Red Rooms Review: A Cold, Unsettling Thriller That Questions Our True Crime Obsession
Why are we so fascinated by tragedy?
Synopsis
The high-profile case of serial killer Ludovic Chevalier has just gone to trial, and Kelly-Anne is obsessed. When reality blurs with her morbid fantasies, she goes down a dark path to seek the final piece of the puzzle: the missing video of a murder.
Red Rooms Is Worth Watching - Just Not Comfortably.
Good Points
Cold, precise direction
Strong performances
Atmosphere and sterile visual style
Smart, unsettling commentary on true crime obsession
Psychological depth
Bad Points
Slow-burn pacing can test patience
Courtroom scenes occasionally overstay their welcome
The film feels cold and calculated in the best possible way.
Red Rooms is a film where almost straight away it all feels sterile. with an atmosphere that’s emotionally distant and deliberately isolating, which of course matches Kelly-Anne’s internal world perfectly, where you’re not guided toward comfort, you’re left alone with your thoughts.
At first I found something darkly funny about Kelly-Anne’s interactions with her AI home system, before realising that actually it is quite sad, as her preference for a machine over human connection drives home just how isolated and obsessed she’s become.
Detached obsession has rarely looked this precise.
Red Rooms also refuses to hold your hand, especially around the courtroom proceedings and media circus around Chevalier’s case, as it forces you to confront the uncomfortable question - why are we so fascinated by tragedy?
It all acts like a psychological mirror, reflecting that curiosity right back at the audience, and it’s deeply unnerving, especially helped by the performances, where Juliette Gariépy is exceptional as Kelly-Anne, as she captures a chilling detachment that is quite unsettling to watch, while Maxwell McCabe-Lokos has limited screen time as Chevalier, but his presence is seen and heard when he does appear.
Laurie Babin’s Clémentine provides contrast to Kelly-Anne - her idealism about Chevalier’s innocence feels more recognizably human, even when it’s misguided.
The emptiness is deliberate.
Vincent Biron’s cinematography also deserves big praise, as it captures the cold stillness of Canadian mornings beautifully, and the courthouse scenes are intentionally plain, which only helps to heighten the impact of the darker material.
Red Rooms is also a slow burn, so if you don’t have much patience, maybe avoid it, but it’s all deliberate, so if you’re not ready to sit with discomfort, it may test you.
Psychologically is where Red Rooms really excels though.

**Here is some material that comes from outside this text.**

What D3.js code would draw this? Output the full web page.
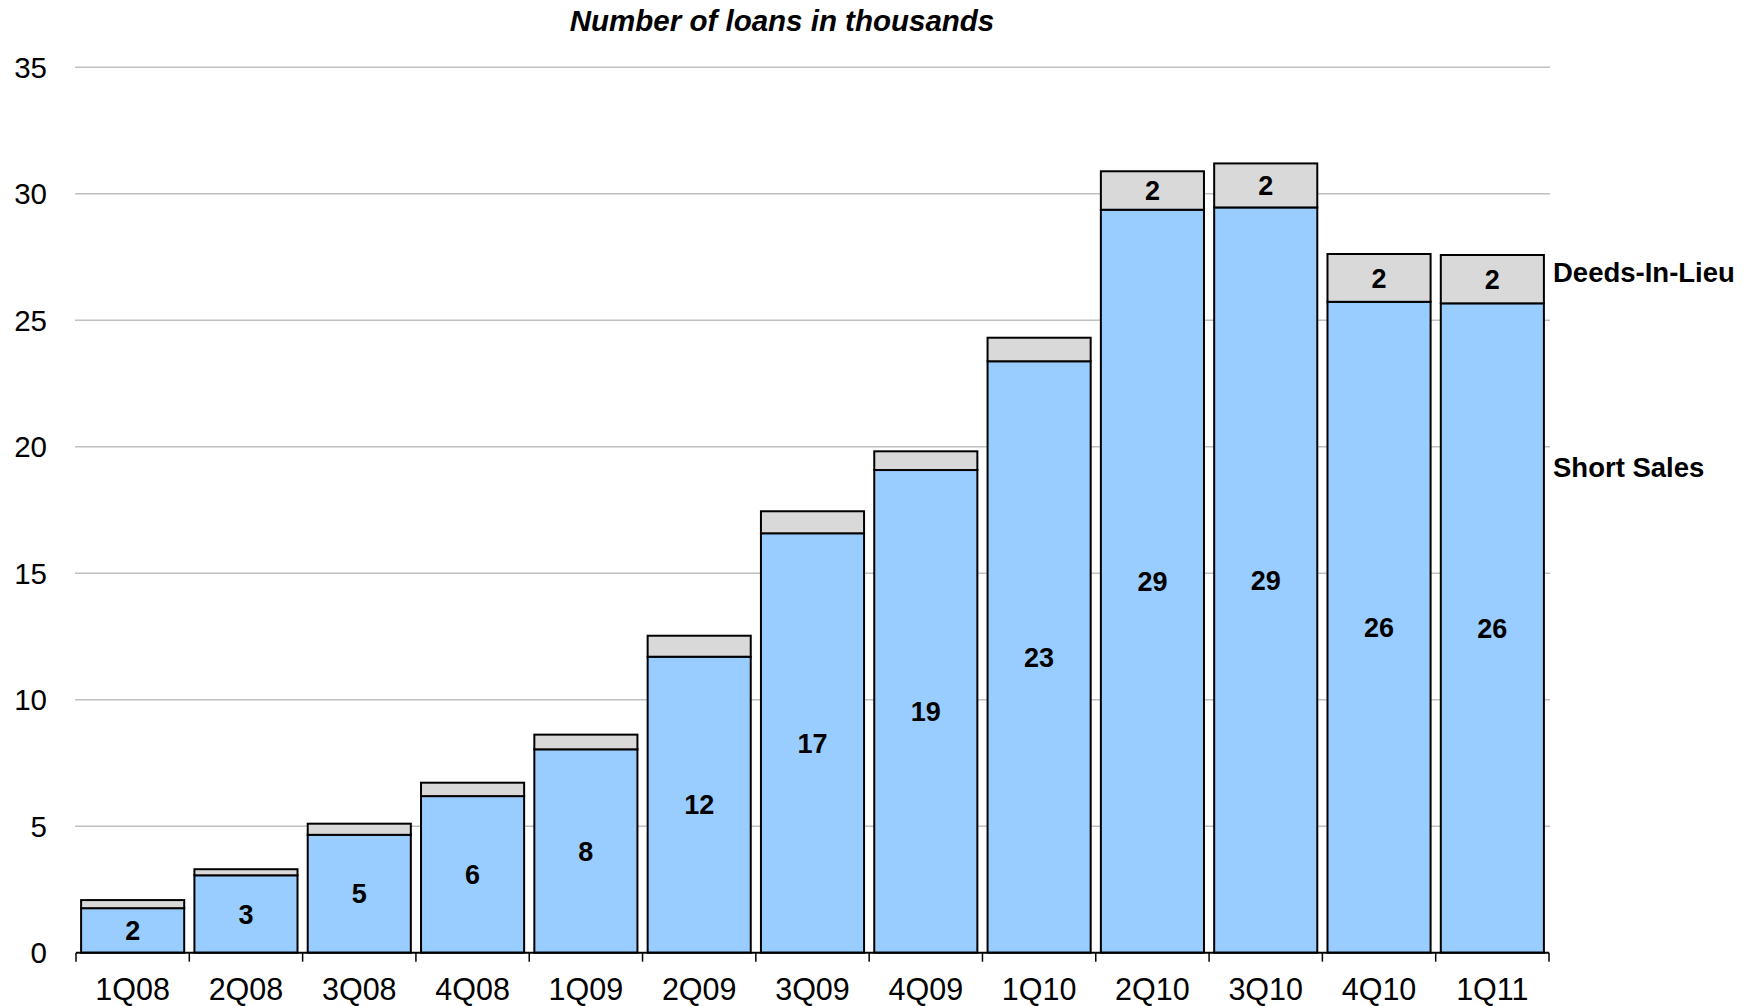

Kelly-Anne is obsessed with the acts, while Clémentine is obsessed with the man, and both fixations are morally questionable - but the film never tells you which is worse - it simply lets the question linger in the air, and that lingering discomfort is the point.
How complicit are we?
The film has an obvious commentary on technology, which feels modern and real, about how digital spaces can isolate people like Kelly-Anne while amplifying tragedy for public consumption.

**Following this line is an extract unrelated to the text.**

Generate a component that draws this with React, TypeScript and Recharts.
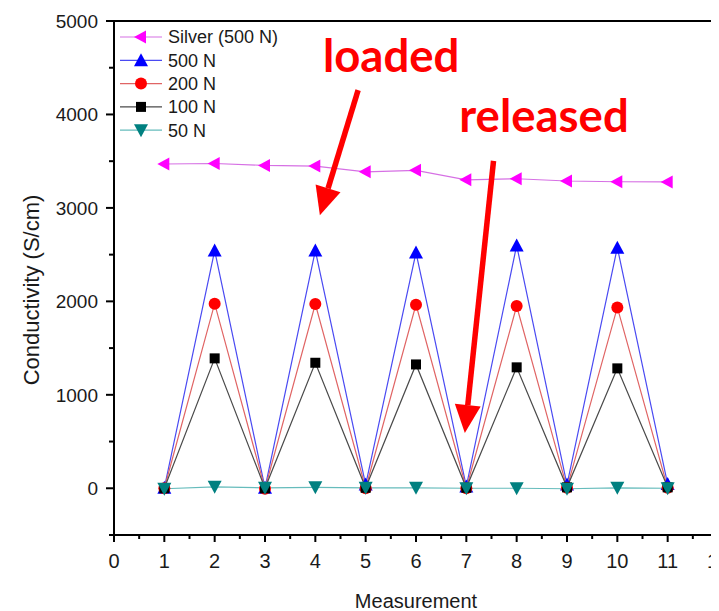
import React from 'react';
import {
  Legend,
  Line,
  LineChart,
  ReferenceArea,
  ReferenceDot,
  ReferenceLine,
  XAxis,
  YAxis,
} from 'recharts';

const measurements = [1, 2, 3, 4, 5, 6, 7, 8, 9, 10, 11];
const silver500 = [3470, 3475, 3455, 3448, 3386, 3402, 3300, 3312, 3288, 3280, 3278];
const force500 = [5, 2543, 5, 2543, 40, 2522, 20, 2598, 40, 2575, 45];
const force200 = [0, 1975, -5, 1972, 0, 1965, 0, 1950, 5, 1935, 5];
const force100 = [0, 1390, 0, 1343, 5, 1325, 5, 1294, 10, 1283, 10];
const force50 = [-5, 15, 5, 10, 5, 5, 0, 0, -5, 5, 0];

const xTicks = [0, 0.5, 1, 1.5, 2, 2.5, 3, 3.5, 4, 4.5, 5, 5.5, 6, 6.5, 7, 7.5, 8, 8.5, 9, 9.5, 10, 10.5, 11, 11.5, 12];
const yTicks = [-500, 0, 500, 1000, 1500, 2000, 2500, 3000, 3500, 4000, 4500, 5000];

// annotation arrows: tail -> tip, in data units
const loadedArrow = [{ x: 4.85, y: 4260 }, { x: 4.09, y: 2922 }];
const releasedArrow = [{ x: 7.54, y: 3503 }, { x: 6.97, y: 591 }];
const loadedText = { x: 4.15, y: 4455 };
const releasedText = { x: 6.86, y: 3813 };

const data = measurements.map((m, i) => ({
  m,
  silver: silver500[i],
  n500: force500[i],
  n200: force200[i],
  n100: force100[i],
  n50: force50[i],
}));

const series = [
  { key: 'silver', name: 'Silver (500 N)', color: '#ff00ff', line: '#d670e4', shape: 'left' },
  { key: 'n500', name: '500 N', color: '#0000ff', line: '#4a4af2', shape: 'up' },
  { key: 'n200', name: '200 N', color: '#ff0000', line: '#e06464', shape: 'circle' },
  { key: 'n100', name: '100 N', color: '#000000', line: '#4a4a4a', shape: 'square' },
  { key: 'n50', name: '50 N', color: '#008080', line: '#66bcbc', shape: 'down' },
];

const font = "'Liberation Sans', Arial, sans-serif";

const Marker = ({ cx, cy, shape, color }: any) => {
  if (cx == null || cy == null) return null;
  if (shape === 'left')
    return <polygon points={`${cx - 7},${cy} ${cx + 5},${cy - 6.5} ${cx + 5},${cy + 6.5}`} fill={color} />;
  if (shape === 'up')
    return <polygon points={`${cx},${cy - 7} ${cx - 7},${cy + 6} ${cx + 7},${cy + 6}`} fill={color} />;
  if (shape === 'down')
    return <polygon points={`${cx},${cy + 7} ${cx - 7},${cy - 6} ${cx + 7},${cy - 6}`} fill={color} />;
  if (shape === 'square') return <rect x={cx - 5} y={cy - 5} width={10} height={10} fill={color} />;
  return <circle cx={cx} cy={cy} r={6} fill={color} />;
};

const XTick = ({ x, y, payload }: any) => {
  const v = payload.value;
  const major = Number.isInteger(v);
  return (
    <g>
      <line x1={x} y1={y} x2={x} y2={y + (major ? 7 : 4)} stroke='#000' strokeWidth={2} />
      {major && (
        <text x={x} y={y + 33} textAnchor='middle' fontSize={20} fontFamily={font} fill='#1a1a1a'>
          {v}
        </text>
      )}
    </g>
  );
};

const YTick = ({ x, y, payload }: any) => {
  const v = payload.value;
  const major = v % 1000 === 0;
  return (
    <g>
      <line x1={x - (major ? 8 : 5)} y1={y} x2={x} y2={y} stroke='#000' strokeWidth={2} />
      {major && (
        <text x={x - 16} y={y} dy='0.36em' textAnchor='end' fontSize={19} fontFamily={font} fill='#1a1a1a'>
          {v}
        </text>
      )}
    </g>
  );
};

const Arrow = ({ x1, y1, x2, y2 }: any) => {
  const dx = x2 - x1;
  const dy = y2 - y1;
  const len = Math.sqrt(dx * dx + dy * dy);
  const ux = dx / len;
  const uy = dy / len;
  const bx = x2 - ux * 28;
  const by = y2 - uy * 28;
  return (
    <g>
      <line x1={x1} y1={y1} x2={bx} y2={by} stroke='#ff0000' strokeWidth={5.5} />
      <polygon
        points={`${x2},${y2} ${bx - uy * 13},${by + ux * 13} ${bx + uy * 13},${by - ux * 13}`}
        fill='#ff0000'
      />
    </g>
  );
};

const note = (label: string) => ({ cx, cy }: any) => (
  <text x={cx} y={cy} fontSize={45.5} fontWeight={700} fontFamily="Lato, 'Open Sans', sans-serif" fill='#ff0000'>
    {label}
  </text>
);

const LegendBox = () => (
  <svg width={180} height={122}>
    {series.map((s, i) => {
      const cy = 15 + i * 23.3;
      return (
        <g key={s.key}>
          <line x1={0} y1={cy} x2={42} y2={cy} stroke={s.line} strokeWidth={1.2} />
          <Marker cx={21} cy={cy} shape={s.shape} color={s.color} />
          <text x={48} y={cy} dy='0.36em' fontSize={18} fontFamily={font} fill='#1a1a1a'>
            {s.name}
          </text>
        </g>
      );
    })}
  </svg>
);

const App = () => {
  return (
    <LineChart width={711} height={603} data={data} margin={{ top: 13, right: 1, left: 0, bottom: 0 }}>
      <XAxis
        dataKey='m'
        type='number'
        domain={[0, 12]}
        ticks={xTicks}
        interval={0}
        height={76}
        tickSize={0}
        tickMargin={0}
        tickLine={false}
        tick={<XTick />}
        axisLine={{ stroke: '#000', strokeWidth: 2 }}
        label={({ viewBox }: any) => (
          <text x={viewBox.x + viewBox.width / 2} y={viewBox.y + 73} textAnchor='middle' fontSize={20} fontFamily={font} fill='#1a1a1a'>
            Measurement
          </text>
        )}
      />
      <YAxis
        type='number'
        domain={[-500, 5000]}
        ticks={yTicks}
        interval={0}
        width={106}
        tickSize={0}
        tickMargin={0}
        tickLine={false}
        tick={<YTick />}
        axisLine={{ stroke: '#000', strokeWidth: 2 }}
        label={({ viewBox }: any) => (
          <text
            x={23}
            y={viewBox.y + viewBox.height / 2 + 12}
            transform={`rotate(-90 23 ${viewBox.y + viewBox.height / 2 + 12})`}
            textAnchor='middle'
            dominantBaseline='central'
            fontSize={22}
            fontFamily={font}
            fill='#1a1a1a'
          >
            Conductivity (S/cm)
          </text>
        )}
      />
      <ReferenceArea x1={0} x2={12} y1={-500} y2={5000} fill='none' stroke='#000' strokeWidth={2} ifOverflow='visible' />
      <Legend
        layout='vertical'
        align='center'
        verticalAlign='middle'
        wrapperStyle={{ position: 'absolute', left: 112, top: 14, width: 180, height: 122 }}
        content={() => <LegendBox />}
      />
      {series.map((s) => (
        <Line
          key={s.key}
          dataKey={s.key}
          name={s.name}
          stroke={s.line}
          strokeWidth={1.2}
          isAnimationActive={false}
          activeDot={false}
          dot={(p: any) => <Marker key={`${s.key}-${p.index}`} cx={p.cx} cy={p.cy} shape={s.shape} color={s.color} />}
        />
      ))}
      <ReferenceLine segment={loadedArrow} ifOverflow='visible' shape={<Arrow />} />
      <ReferenceLine segment={releasedArrow} ifOverflow='visible' shape={<Arrow />} />
      <ReferenceDot x={loadedText.x} y={loadedText.y} ifOverflow='visible' shape={note('loaded')} />
      <ReferenceDot x={releasedText.x} y={releasedText.y} ifOverflow='visible' shape={note('released')} />
    </LineChart>
  );
};

export default App;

It’s all incredibly plausible, which makes it worse, and there’s a self-awareness here that’s hard to ignore, as you can easily imagine Kelly-Anne and Clémentine sitting at home watching true crime documentaries, judging the subjects, just like we do.
The film quietly implicates the audience in that same behavior, and does so in a very clever way, and confronts those of us watching with their own fascination, where it leaves you with that faint itch in your mind - fascination mixed with guilt.
Final Verdict
Red Rooms is smart, unsettling, and emotionally distant by design, and it’s a pure confrontation.
It leaves you questioning why we consume true crime the way we do, and whether that curiosity makes us also complicit.
Uncomfortable. Necessary. Worth watching.


Absolutely loved this movie, and great article! Agree with your points on the cinematography and emptiness - it was so well executed!